DINO-Tracker: Taming DINO for Self-Supervised Point Tracking in a Single Video
This work addresses video tracking challenges for computer vision applications, offering an incremental improvement by integrating existing DINO features with test-time training.
The paper tackles the problem of long-term dense tracking in video by introducing DINO-Tracker, a framework that combines test-time training with pre-trained DINO-ViT features, achieving state-of-the-art results on benchmarks and outperforming self-supervised methods while being competitive with supervised trackers.
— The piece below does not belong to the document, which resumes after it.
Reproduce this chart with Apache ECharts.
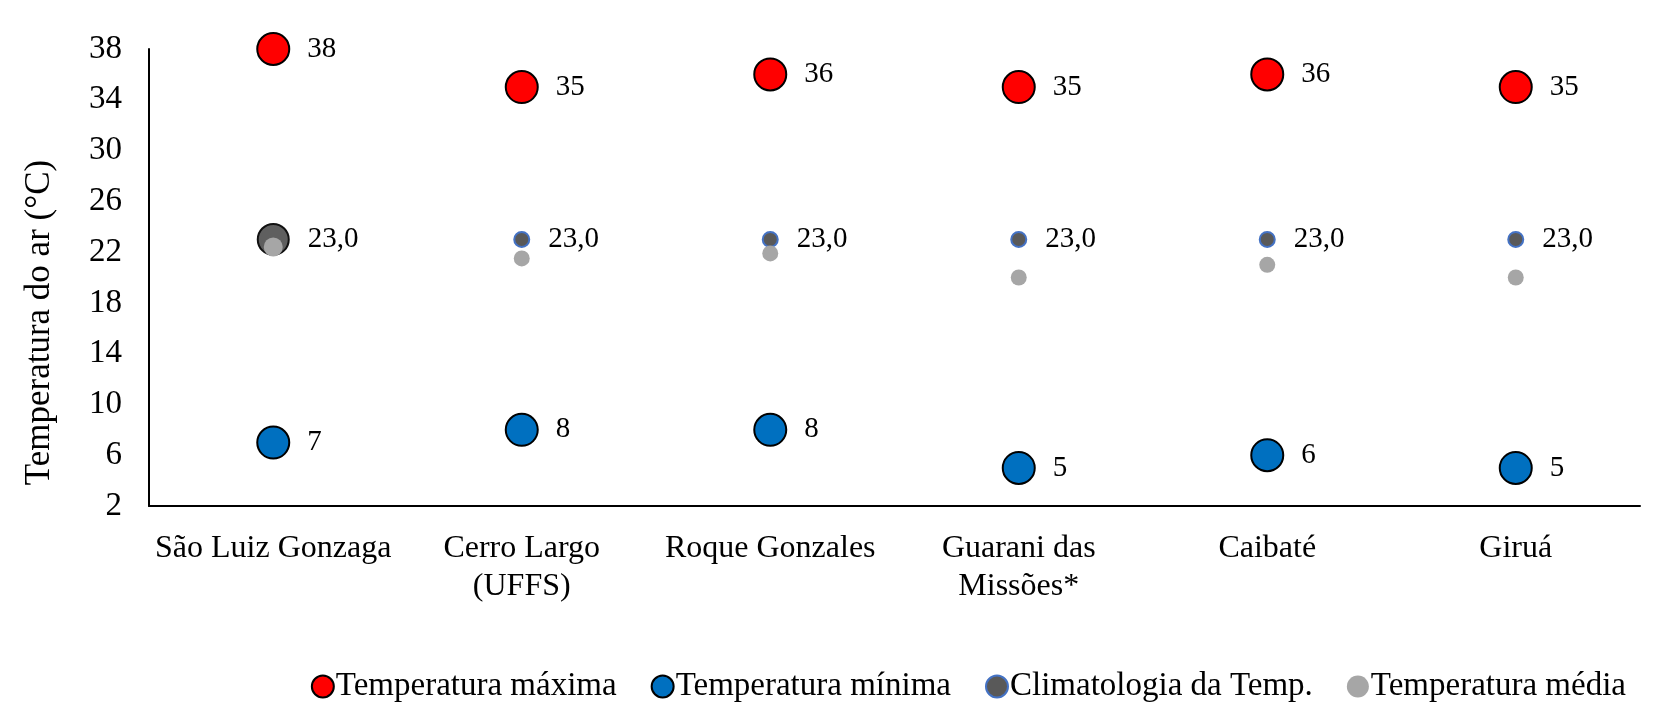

We present DINO-Tracker -- a new framework for long-term dense tracking in video. The pillar of our approach is combining test-time training on a single video, with the powerful localized semantic features learned by a pre-trained DINO-ViT model. Specifically, our framework simultaneously adopts DINO's features to fit to the motion observations of the test video, while training a tracker that directly leverages the refined features. The entire framework is trained end-to-end using a combination of self-supervised losses, and regularization that allows us to retain and benefit from DINO's semantic prior. Extensive evaluation demonstrates that our method achieves state-of-the-art results on known benchmarks. DINO-tracker significantly outperforms self-supervised methods and is competitive with state-of-the-art supervised trackers, while outperforming them in challenging cases of tracking under long-term occlusions.